I will never be mistaken for a business woman, climbing her way up the corporate ladder. Or the scholarly type, the fashion-diva type or the ladies-who-lunch type. I also don’t mind that people draw certain conclusions about me upon a first meeting. Just because I’m wearing my hippie outfit, does not mean that I’m ready to start a revolution and/or have no idea what is happening in the world around me.

I’m well aware that with our clothing, hair and accessories we portray a certain image. The mistake comes in when we assume that the image is the truth. Or that we think we know for certain who a person must be by the brand of their clothing. An important thing to remember is that people see the me I project – I can not fault them for thinking of me as an eccentric artist. But, and this is a big but, it is far more important to look past the person’s clothes/cover/feathers before I draw conclusions about him or her.

There are many, many, many opinions about what our clothes say about us.
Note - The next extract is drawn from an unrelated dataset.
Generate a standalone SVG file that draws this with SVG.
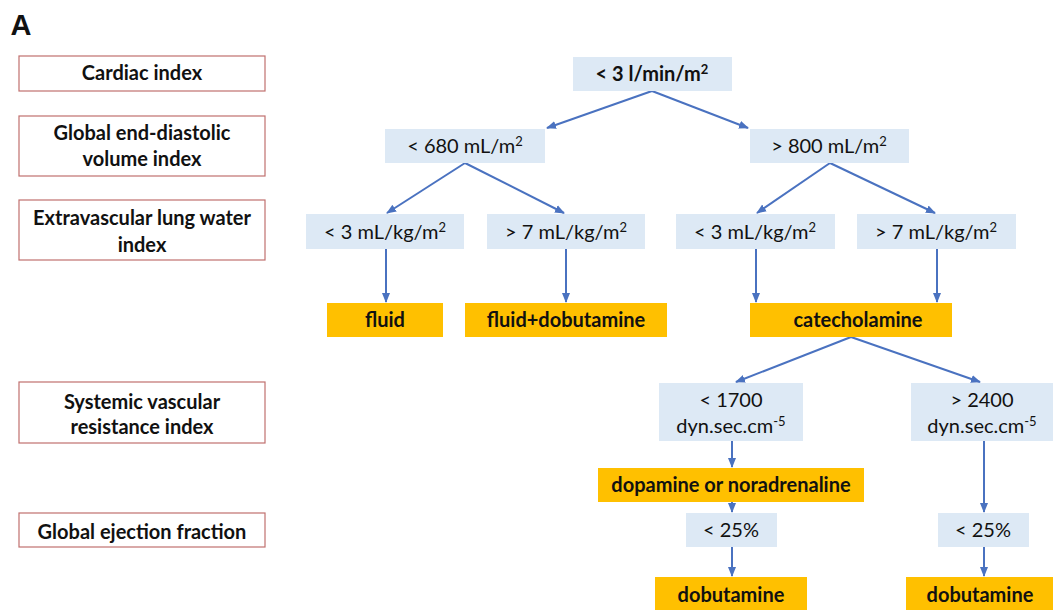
<svg xmlns="http://www.w3.org/2000/svg" width="1053" height="610" viewBox="0 0 1053 610">
<style>
.lbl{fill:#fff;stroke:#c0706e;stroke-width:1.2}
.blue{fill:#dde9f5}
.org{fill:#ffc000}
text{font-family:Lato,"Open Sans","Liberation Sans",sans-serif;font-size:20px;fill:#111;text-anchor:middle}
.b{font-weight:bold}
.sup{font-size:13px}
.conn line{stroke:#4a72c0;stroke-width:2;marker-end:url(#ah)}
</style>
<defs>
<marker id="ah" markerUnits="userSpaceOnUse" markerWidth="10" markerHeight="10" viewBox="0 0 10 10" refX="9" refY="5" orient="auto">
<path d="M0,1 L10,5 L0,9 Z" fill="#4a72c0"/>
</marker>
</defs>
<rect width="1053" height="610" fill="#fff"/>
<text x="21" y="35" class="b" style="font-size:29px;font-family:'Liberation Sans',sans-serif">A</text>

<g id="label-ci"><rect class="lbl" x="19" y="56" width="246" height="35"/><text x="142" y="80" class="b">Cardiac index</text></g>
<g id="label-gedvi"><rect class="lbl" x="19" y="116" width="246" height="60"/><text x="142" y="140" class="b">Global end-diastolic</text><text x="142" y="166" class="b">volume index</text></g>
<g id="label-evlwi"><rect class="lbl" x="19" y="200" width="246" height="60"/><text x="142" y="225" class="b">Extravascular lung water</text><text x="142" y="252" class="b">index</text></g>
<g id="label-svri"><rect class="lbl" x="19" y="382" width="246" height="61"/><text x="142" y="409" class="b">Systemic vascular</text><text x="142" y="434" class="b">resistance index</text></g>
<g id="label-gef"><rect class="lbl" x="19" y="513" width="246" height="34"/><text x="142" y="539" class="b">Global ejection fraction</text></g>

<g class="conn">
<line x1="652" y1="91" x2="547" y2="128"/>
<line x1="652" y1="91" x2="748" y2="128"/>
<line x1="465" y1="163" x2="387" y2="213"/>
<line x1="465" y1="163" x2="564" y2="213"/>
<line x1="830" y1="163" x2="757" y2="213"/>
<line x1="830" y1="163" x2="935" y2="213"/>
<line x1="386" y1="249" x2="386" y2="302"/>
<line x1="566" y1="249" x2="566" y2="302"/>
<line x1="756" y1="249" x2="756" y2="302"/>
<line x1="937" y1="249" x2="937" y2="302"/>
<line x1="851" y1="337" x2="736" y2="382"/>
<line x1="851" y1="337" x2="980" y2="382"/>
<line x1="732" y1="441" x2="732" y2="467"/>
<line x1="732" y1="502" x2="732" y2="512"/>
<line x1="732" y1="547" x2="732" y2="576"/>
<line x1="984" y1="441" x2="984" y2="512"/>
<line x1="984" y1="547" x2="984" y2="576"/>
</g>

<g id="n-ci"><rect class="blue" x="573" y="57" width="159" height="34"/><text x="652" y="81" class="b">&lt; 3 l/min/m<tspan class="sup" dy="-7">2</tspan></text></g>
<g id="n-gedvi-low"><rect class="blue" x="385" y="129" width="160" height="34"/><text x="465" y="153">&lt; 680 mL/m<tspan class="sup" dy="-7">2</tspan></text></g>
<g id="n-gedvi-high"><rect class="blue" x="750" y="129" width="159" height="34"/><text x="829" y="153">&gt; 800 mL/m<tspan class="sup" dy="-7">2</tspan></text></g>
<g id="n-evlw1"><rect class="blue" x="306" y="214" width="158" height="35"/><text x="385" y="239">&lt; 3 mL/kg/m<tspan class="sup" dy="-7">2</tspan></text></g>
<g id="n-evlw2"><rect class="blue" x="487" y="214" width="158" height="35"/><text x="566" y="239">&gt; 7 mL/kg/m<tspan class="sup" dy="-7">2</tspan></text></g>
<g id="n-evlw3"><rect class="blue" x="676" y="214" width="159" height="35"/><text x="755" y="239">&lt; 3 mL/kg/m<tspan class="sup" dy="-7">2</tspan></text></g>
<g id="n-evlw4"><rect class="blue" x="857" y="214" width="159" height="35"/><text x="936" y="239">&gt; 7 mL/kg/m<tspan class="sup" dy="-7">2</tspan></text></g>
<g id="n-fluid"><rect class="org" x="327" y="303" width="116" height="34"/><text x="385" y="327" class="b">fluid</text></g>
<g id="n-fluiddob"><rect class="org" x="465" y="303" width="202" height="34"/><text x="566" y="327" class="b">fluid+dobutamine</text></g>
<g id="n-cat"><rect class="org" x="750" y="303" width="202" height="34"/><text x="858" y="327" class="b">catecholamine</text></g>
<g id="n-svr1"><rect class="blue" x="659" y="383" width="144" height="58"/><text x="731" y="407">&lt; 1700</text><text x="731" y="433">dyn.sec.cm<tspan class="sup" dy="-7">-5</tspan></text></g>
<g id="n-svr2"><rect class="blue" x="911" y="383" width="142" height="58"/><text x="982" y="407">&gt; 2400</text><text x="982" y="433">dyn.sec.cm<tspan class="sup" dy="-7">-5</tspan></text></g>
<g id="n-dopa"><rect class="org" x="598" y="468" width="266" height="34"/><text x="731" y="492" class="b">dopamine or noradrenaline</text></g>
<g id="n-gef1"><rect class="blue" x="686" y="513" width="91" height="34"/><text x="731" y="537">&lt; 25%</text></g>
<g id="n-gef2"><rect class="blue" x="938" y="513" width="91" height="34"/><text x="983" y="537">&lt; 25%</text></g>
<g id="n-dob1"><rect class="org" x="655" y="577" width="152" height="33"/><text x="731" y="602" class="b">dobutamine</text></g>
<g id="n-dob2"><rect class="org" x="906" y="577" width="147" height="33"/><text x="980" y="602" class="b">dobutamine</text></g>
</svg>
I will delve into it a bit more in the next post. For now I’ll leave you to ponder whether your style is romantic, classic, creative, contemporary, dramatic or natural. I most likely would be the creative style. You?


2 thoughts on “Judging a book by its cover

    1. Hi, Ikahina. As far as I know these six style/fashion archetypes are mere generalisations that have been used to build broad categories in personal styles. I’m by no means a fashion expert (my friend who is a fashion designer would loudly agree!), so maybe someone else might pop in and help us find that answer. What interests me more about our clothes is the psychology behind it and the message our outfits communicate.